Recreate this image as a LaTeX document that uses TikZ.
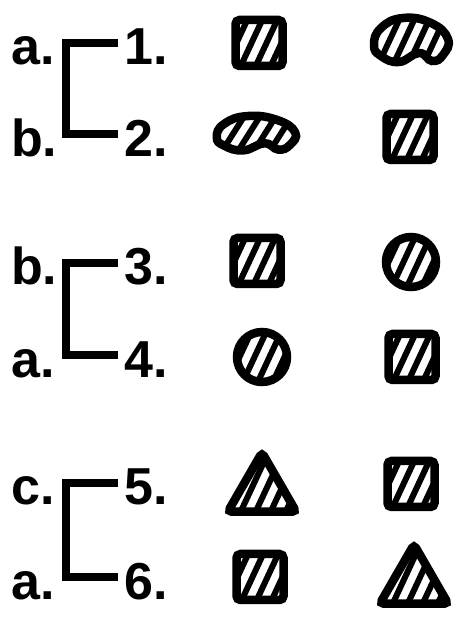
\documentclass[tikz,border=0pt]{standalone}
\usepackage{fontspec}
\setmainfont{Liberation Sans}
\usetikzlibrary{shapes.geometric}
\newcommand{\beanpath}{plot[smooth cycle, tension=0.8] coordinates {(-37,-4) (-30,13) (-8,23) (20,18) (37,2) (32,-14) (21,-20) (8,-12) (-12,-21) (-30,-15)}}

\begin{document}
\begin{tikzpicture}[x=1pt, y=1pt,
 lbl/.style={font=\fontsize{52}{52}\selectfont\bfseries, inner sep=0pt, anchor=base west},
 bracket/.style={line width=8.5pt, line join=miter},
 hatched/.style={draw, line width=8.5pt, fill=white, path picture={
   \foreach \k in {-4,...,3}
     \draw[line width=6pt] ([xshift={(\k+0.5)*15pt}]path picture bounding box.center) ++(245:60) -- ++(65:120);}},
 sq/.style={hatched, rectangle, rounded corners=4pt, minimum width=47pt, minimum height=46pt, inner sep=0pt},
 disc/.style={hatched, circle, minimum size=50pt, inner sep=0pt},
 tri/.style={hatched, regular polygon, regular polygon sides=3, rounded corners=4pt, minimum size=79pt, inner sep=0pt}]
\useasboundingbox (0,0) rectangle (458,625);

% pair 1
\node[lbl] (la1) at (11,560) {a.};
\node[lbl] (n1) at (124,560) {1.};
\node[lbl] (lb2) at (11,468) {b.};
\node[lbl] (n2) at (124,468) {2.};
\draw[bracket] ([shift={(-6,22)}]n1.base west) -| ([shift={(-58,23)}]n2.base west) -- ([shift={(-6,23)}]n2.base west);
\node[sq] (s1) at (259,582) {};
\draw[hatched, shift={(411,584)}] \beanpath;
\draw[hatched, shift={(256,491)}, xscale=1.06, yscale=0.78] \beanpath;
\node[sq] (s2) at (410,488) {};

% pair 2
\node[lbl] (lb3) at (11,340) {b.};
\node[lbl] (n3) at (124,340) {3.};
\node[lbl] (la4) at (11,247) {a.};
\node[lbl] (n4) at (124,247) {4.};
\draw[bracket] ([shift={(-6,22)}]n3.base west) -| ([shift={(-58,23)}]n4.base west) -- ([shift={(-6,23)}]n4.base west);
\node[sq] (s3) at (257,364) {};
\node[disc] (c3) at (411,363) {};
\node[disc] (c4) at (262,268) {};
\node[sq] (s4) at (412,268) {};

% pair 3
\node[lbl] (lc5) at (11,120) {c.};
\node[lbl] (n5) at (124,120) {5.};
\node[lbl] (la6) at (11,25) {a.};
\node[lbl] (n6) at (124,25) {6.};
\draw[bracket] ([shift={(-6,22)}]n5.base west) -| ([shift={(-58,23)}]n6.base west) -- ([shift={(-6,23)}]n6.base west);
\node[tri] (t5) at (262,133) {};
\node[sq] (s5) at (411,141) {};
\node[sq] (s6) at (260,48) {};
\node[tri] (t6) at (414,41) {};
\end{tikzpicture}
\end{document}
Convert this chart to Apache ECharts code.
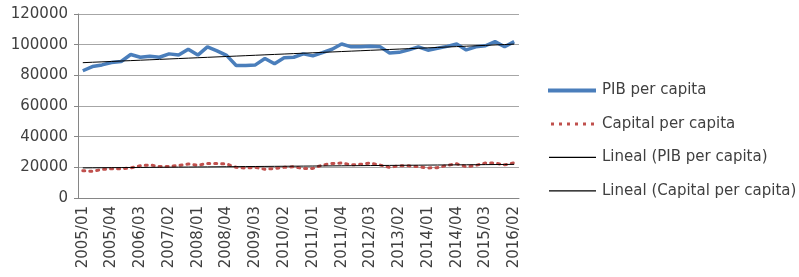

# Task description:
All of the lines above should be printed exactly, minus the pictures.

# Correct response:
Recreate this image as a LaTeX document that uses TikZ.
\documentclass[tikz,border=0pt]{standalone}
\usepackage{fontspec}
\setmainfont{Liberation Sans}
\usetikzlibrary{shapes.geometric}
\newcommand{\beanpath}{plot[smooth cycle, tension=0.8] coordinates {(-37,-4) (-30,13) (-8,23) (20,18) (37,2) (32,-14) (21,-20) (8,-12) (-12,-21) (-30,-15)}}

\begin{document}
\begin{tikzpicture}[x=1pt, y=1pt,
 lbl/.style={font=\fontsize{52}{52}\selectfont\bfseries, inner sep=0pt, anchor=base west},
 bracket/.style={line width=8.5pt, line join=miter},
 hatched/.style={draw, line width=8.5pt, fill=white, path picture={
   \foreach \k in {-4,...,3}
     \draw[line width=6pt] ([xshift={(\k+0.5)*15pt}]path picture bounding box.center) ++(245:60) -- ++(65:120);}},
 sq/.style={hatched, rectangle, rounded corners=4pt, minimum width=47pt, minimum height=46pt, inner sep=0pt},
 disc/.style={hatched, circle, minimum size=50pt, inner sep=0pt},
 tri/.style={hatched, regular polygon, regular polygon sides=3, rounded corners=4pt, minimum size=79pt, inner sep=0pt}]
\useasboundingbox (0,0) rectangle (458,625);

% pair 1
\node[lbl] (la1) at (11,560) {a.};
\node[lbl] (n1) at (124,560) {1.};
\node[lbl] (lb2) at (11,468) {b.};
\node[lbl] (n2) at (124,468) {2.};
\draw[bracket] ([shift={(-6,22)}]n1.base west) -| ([shift={(-58,23)}]n2.base west) -- ([shift={(-6,23)}]n2.base west);
\node[sq] (s1) at (259,582) {};
\draw[hatched, shift={(411,584)}] \beanpath;
\draw[hatched, shift={(256,491)}, xscale=1.06, yscale=0.78] \beanpath;
\node[sq] (s2) at (410,488) {};

% pair 2
\node[lbl] (lb3) at (11,340) {b.};
\node[lbl] (n3) at (124,340) {3.};
\node[lbl] (la4) at (11,247) {a.};
\node[lbl] (n4) at (124,247) {4.};
\draw[bracket] ([shift={(-6,22)}]n3.base west) -| ([shift={(-58,23)}]n4.base west) -- ([shift={(-6,23)}]n4.base west);
\node[sq] (s3) at (257,364) {};
\node[disc] (c3) at (411,363) {};
\node[disc] (c4) at (262,268) {};
\node[sq] (s4) at (412,268) {};

% pair 3
\node[lbl] (lc5) at (11,120) {c.};
\node[lbl] (n5) at (124,120) {5.};
\node[lbl] (la6) at (11,25) {a.};
\node[lbl] (n6) at (124,25) {6.};
\draw[bracket] ([shift={(-6,22)}]n5.base west) -| ([shift={(-58,23)}]n6.base west) -- ([shift={(-6,23)}]n6.base west);
\node[tri] (t5) at (262,133) {};
\node[sq] (s5) at (411,141) {};
\node[sq] (s6) at (260,48) {};
\node[tri] (t6) at (414,41) {};
\end{tikzpicture}
\end{document}
Convert this chart to Apache ECharts code.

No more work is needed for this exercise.